For the record, I am not accusing you of "not doing your research" (as is evidenced, in part, by the citation you provided in your comment, which I can see as easy to misread sans context).
I don't know whether or not someone can lack a concept of space. I'm not Kant, and I'm not a neuroscientist. But the more that I think about it, I don't know how one would actually translate "the concept of space" into modern terms that could be made part of a scientific investigation. Would scientists have to ask questions like, "Do you know the difference between up and down?"
That being said, there are definitely all sorts of really radical spatial neglects that I didn't have time to get into.

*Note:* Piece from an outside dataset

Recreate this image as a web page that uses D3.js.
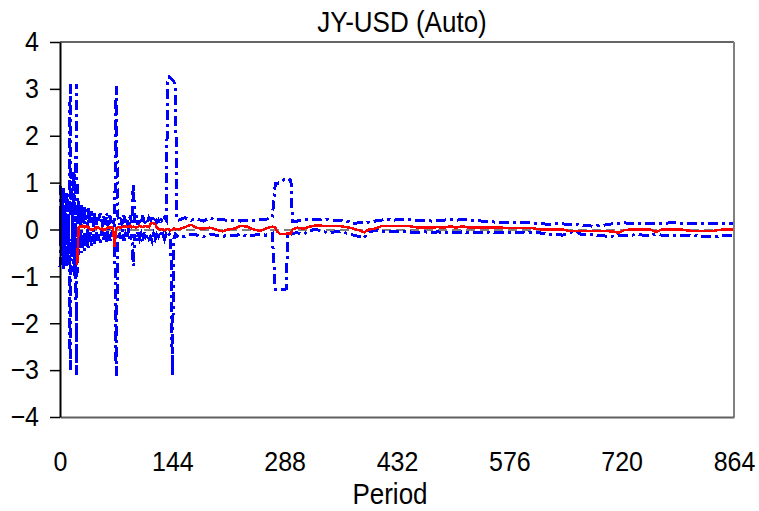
<!DOCTYPE html>
<html>
<head>
<meta charset="utf-8">
<script src="https://cdn.jsdelivr.net/npm/d3@7"></script>
<style>
body { margin: 0; background: #fff; }
text {
	font-family: "Liberation Sans", Arial, sans-serif; fill: #000;
	transform-box: fill-box; transform-origin: center; transform: scaleY(1.1);
}
</style>
</head>
<body>
<svg id="chart" width="759" height="511"></svg>
<script>
// early periods, one by one (the noisy start)
var periodA = [0,1,2,3,4,5,6,7,8,9,10,11,12,13,14,15,16,17,18,19,20,21,22,23,24,25,26,27,28,29,
	30,31,32,33,34,35,36,37,38,39,40,41,42,43,44,45,46,47,48,49,50];
var upperA = [0.95,-0.2,0.85,-0.45,0.9,0.1,0.75,-0.3,0.8,0.2,
	0.65,-0.1,0.7,3.1,0.3,1.2,0.05,0.75,1.25,0.55,
	0.0,3.1,0.5,0.1,0.6,0.2,0.45,0.05,0.55,0.15,
	0.4,0.1,0.5,0.2,0.35,0.05,0.45,0.15,0.3,0.1,
	0.4,0.2,0.3,0.05,0.35,0.15,0.25,0.1,0.3,0.15,
	0.25];
var lowerA = [-0.8,0.4,-0.75,0.6,-0.85,0.0,-0.7,0.35,-0.8,-0.1,
	-0.6,0.2,-0.65,-3.0,-0.2,-0.55,0.1,-0.9,-0.1,-1.0,
	0.05,-3.1,-0.45,-0.05,-0.55,-0.15,-0.4,0.0,-0.5,-0.1,
	-0.35,-0.05,-0.45,-0.15,-0.3,0.0,-0.4,-0.1,-0.25,-0.05,
	-0.35,-0.15,-0.25,0.0,-0.3,-0.1,-0.2,-0.05,-0.25,-0.1,
	-0.2];
var estA = [null,null,null,null,null,null,null,null,null,null,
	null,null,null,null,null,null,null,null,null,null,
	null,null,-0.75,-0.3,0.04,0.05,0.07,0.06,0.07,0.08,
	0.06,0.07,0.05,0.06,0.07,0.05,0.03,0.04,0.02,0.0,
	0.01,0.0,-0.01,0.0,0.02,0.04,0.05,0.03,0.05,0.04,
	0.03];

// periods 52 to 150
var periodB = [52,54,56,58,60,62,64,66,68,70,72,74,76,78,80,82,84,86,88,90,
	92,94,96,98,100,102,104,106,108,110,112,114,116,118,120,122,124,126,128,130,
	132,134,136,138,140,142,144,146,148,150];
var upperB = [0.35,0.05,0.3,0.1,0.35,0.0,0.3,0.1,0.25,0.05,
	3.07,0.3,0.1,0.25,0.05,0.3,0.1,0.25,0.0,0.3,
	0.1,0.99,0.15,0.3,0.1,0.25,0.15,0.3,0.1,0.2,
	0.15,0.25,0.2,0.3,0.2,0.25,0.15,0.2,0.12,0.2,
	0.15,0.25,0.2,3.15,3.25,3.22,3.2,3.15,3.1,0.2];
var lowerB = [-0.3,0.0,-0.25,-0.05,-0.3,0.05,-0.25,-0.1,-0.2,-0.05,
	-3.12,-0.25,-0.05,-0.2,0.0,-0.25,-0.1,-0.2,0.0,-0.25,
	-0.1,-0.78,-0.1,-0.25,-0.05,-0.2,-0.1,-0.25,-0.05,-0.15,
	-0.1,-0.2,-0.15,-0.25,-0.1,-0.2,-0.1,-0.15,-0.05,-0.15,
	-0.1,-0.2,-0.1,-0.15,-0.1,-0.2,-3.12,-0.2,-0.1,-0.15];
var estB = [0.0,0.02,-0.02,0.0,0.03,0.05,0.04,0.05,0.03,-0.37,
	0.02,0.05,0.05,0.04,0.06,0.05,0.07,0.05,0.06,0.08,
	0.05,0.06,0.05,0.04,0.06,0.08,0.06,0.05,0.07,0.08,
	0.06,0.05,0.12,0.14,0.13,0.12,0.05,0.02,0.0,0.01,
	0.0,-0.02,0.0,0.01,0.0,-0.02,0.0,0.02,0.0,0.01];

// periods 152 to 864
var periodC = [152,160,168,176,184,192,200,208,216,224,232,240,248,256,264,272,
	276,278,282,286,290,292,296,298,
	304,312,320,328,336,344,352,360,368,376,384,390,396,
	404,412,420,428,436,444,452,460,468,476,484,492,500,508,516,524,532,540,548,556,564,572,580,588,596,604,
	612,620,628,636,644,652,660,668,676,684,692,700,708,716,724,732,740,748,756,764,772,780,788,796,804,812,820,828,836,844,852,860,864];
var upperC = [0.2,0.25,0.2,0.22,0.18,0.25,0.2,0.22,0.18,0.2,0.18,0.2,0.19,0.21,0.22,0.25,
	0.98,0.98,1.0,1.05,1.1,1.08,1.05,0.18,
	0.18,0.2,0.21,0.22,0.2,0.21,0.2,0.19,0.18,0.12,0.15,0.14,0.16,
	0.18,0.2,0.22,0.2,0.21,0.22,0.2,0.19,0.2,0.18,0.19,0.2,0.22,0.2,0.21,0.2,0.19,0.18,0.17,0.16,0.15,0.15,0.14,0.15,0.14,0.14,
	0.13,0.12,0.11,0.12,0.12,0.11,0.12,0.1,0.08,0.07,0.08,0.1,0.12,0.13,0.14,0.13,0.12,0.13,0.12,0.12,0.13,0.14,0.14,0.13,0.12,0.12,0.12,0.12,0.13,0.13,0.12,0.12,0.12];
var lowerC = [-0.12,-0.15,-0.1,-0.12,-0.15,-0.1,-0.12,-0.15,-0.12,-0.13,-0.1,-0.14,-0.12,-0.11,-0.12,-0.08,
	-1.27,-1.27,-1.27,-1.28,-1.27,-0.1,-0.1,-0.08,
	-0.07,-0.1,-0.02,0.0,-0.03,-0.08,-0.05,-0.04,-0.08,-0.12,-0.15,-0.18,-0.05,
	-0.02,-0.04,-0.05,-0.04,-0.05,-0.04,-0.06,-0.07,-0.05,-0.07,-0.05,-0.07,-0.05,-0.07,-0.05,-0.07,-0.06,-0.07,-0.06,-0.07,-0.06,-0.06,-0.06,-0.06,-0.07,-0.06,
	-0.06,-0.09,-0.11,-0.1,-0.12,-0.08,-0.03,-0.1,-0.11,-0.11,-0.13,-0.14,-0.14,-0.13,-0.12,-0.12,-0.11,-0.12,-0.12,-0.11,-0.12,-0.12,-0.12,-0.12,-0.12,-0.13,-0.14,-0.14,-0.14,-0.14,-0.13,-0.13,-0.13];
var estC = [0.0,0.05,0.1,0.03,0.02,0.04,0.0,-0.04,0.0,0.02,0.08,0.06,0.0,-0.03,0.02,0.06,
	0.05,-0.04,-0.09,-0.1,-0.09,-0.08,-0.08,0.0,
	0.04,0.02,0.06,0.09,0.08,0.07,0.07,0.07,0.05,0.02,-0.02,-0.06,0.0,
	0.02,0.07,0.08,0.08,0.08,0.08,0.06,0.04,0.04,0.04,0.05,0.04,0.07,0.04,0.07,0.04,0.04,0.04,0.04,0.04,0.04,0.035,0.035,0.035,0.035,0.035,
	0.01,0.0,0.0,0.0,0.0,-0.03,-0.035,-0.035,-0.035,-0.035,-0.035,-0.035,-0.04,-0.07,-0.01,0.0,0.0,0.0,0.0,-0.05,0.0,0.0,0.0,0.0,-0.02,-0.035,-0.035,-0.035,-0.035,-0.01,0.0,0.0,0.0];

var yTicks = [-4,-3,-2,-1,0,1,2,3,4];
var xTicks = [0,144,288,432,576,720,864];

var periods = periodA.concat(periodB, periodC);
var upper = upperA.concat(upperB, upperC);
var lower = lowerA.concat(lowerB, lowerC);
var estimate = estA.concat(estB, estC);

var plotLeft = 60, plotRight = 734, plotTop = 42, plotBottom = 417;

var svg = d3.select("#chart");

var x = d3.scaleLinear().domain([0, 864]).range([plotLeft, plotRight]);
var y = d3.scaleLinear().domain([-4, 4]).range([plotBottom, plotTop]);

function series(vals) {
	return periods.map(function (p, i) { return {p: p, v: vals[i]}; });
}

var line = d3.line()
	.defined(d => d.v != null)
	.x(d => x(d.p))
	.y(d => y(d.v));

// zero reference line
svg.append("line")
	.attr("x1", x(0)).attr("x2", x(864))
	.attr("y1", y(0)).attr("y2", y(0))
	.attr("stroke", "#808080")
	.attr("stroke-width", 2)
	.attr("stroke-dasharray", "9,5")
	.attr("shape-rendering", "crispEdges");

[upper, lower].forEach(function (band) {
	svg.append("path")
		.datum(series(band))
		.attr("fill", "none")
		.attr("stroke", "#0000ff")
		.attr("stroke-width", 3)
		.attr("stroke-dasharray", "10,4,3,4")
		.attr("shape-rendering", "crispEdges")
		.attr("d", line);
});

svg.append("path")
	.datum(series(estimate))
	.attr("fill", "none")
	.attr("stroke", "#ff0000")
	.attr("stroke-width", 2.5)
	.attr("shape-rendering", "crispEdges")
	.attr("d", line);

// frame
svg.append("line")
	.attr("x1", plotLeft).attr("x2", plotRight).attr("y1", plotTop).attr("y2", plotTop)
	.attr("stroke", "#333").attr("stroke-width", 1.5);
svg.append("line")
	.attr("x1", plotRight).attr("x2", plotRight).attr("y1", plotTop).attr("y2", plotBottom)
	.attr("stroke", "#808080").attr("stroke-width", 2);

var xAxis = d3.axisBottom(x)
	.tickValues(xTicks)
	.tickSize(0)
	.tickSizeOuter(0)
	.tickPadding(35);
var xg = svg.append("g")
	.attr("transform", "translate(0," + plotBottom + ")")
	.call(xAxis);
xg.select(".domain").attr("stroke", "#606060").attr("stroke-width", 2);
xg.selectAll("text").attr("font-size", 25).attr("font-family", null);

var yAxis = d3.axisLeft(y)
	.tickValues(yTicks)
	.tickSize(10)
	.tickSizeOuter(0)
	.tickPadding(11);
var yg = svg.append("g")
	.attr("transform", "translate(" + plotLeft + ",0)")
	.call(yAxis);
yg.select(".domain").attr("stroke", "#000").attr("stroke-width", 2);
yg.selectAll(".tick line").attr("stroke", "#000").attr("stroke-width", 1.5);
yg.selectAll("text").attr("font-size", 25).attr("font-family", null);

svg.append("text")
	.attr("x", 402).attr("y", 31)
	.attr("text-anchor", "middle")
	.attr("font-size", 26)
	.text("JY-USD (Auto)");

svg.append("text")
	.attr("x", 390).attr("y", 503)
	.attr("text-anchor", "middle")
	.attr("font-size", 26)
	.text("Period");
</script>
</body>
</html>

Balint's syndrome, for example, is sometimes called a psychic paralysis, making it impossible for a person to pay attention to anything that isn't directly in front of his or her own eyes.
Scientists can certainly be flaky at times about philosophy, just like they can be about the history of science. I have no idea how to measure degrees of flakiness, though.
Thanks, again, Carl. I guess what I want to say is that if neuroscientists (and cognitive scientists) are NOT asking themselves the question "What do we do with concepts?", then I'm guessing they have already conceded the mind-vs.-brain debate and settled that the mind is *only* the brain. I, for one, am not so sure that all of the operations of the mind/brain can be translated into "scientific" (by which I understand you to mean, I think, "materialist") terms.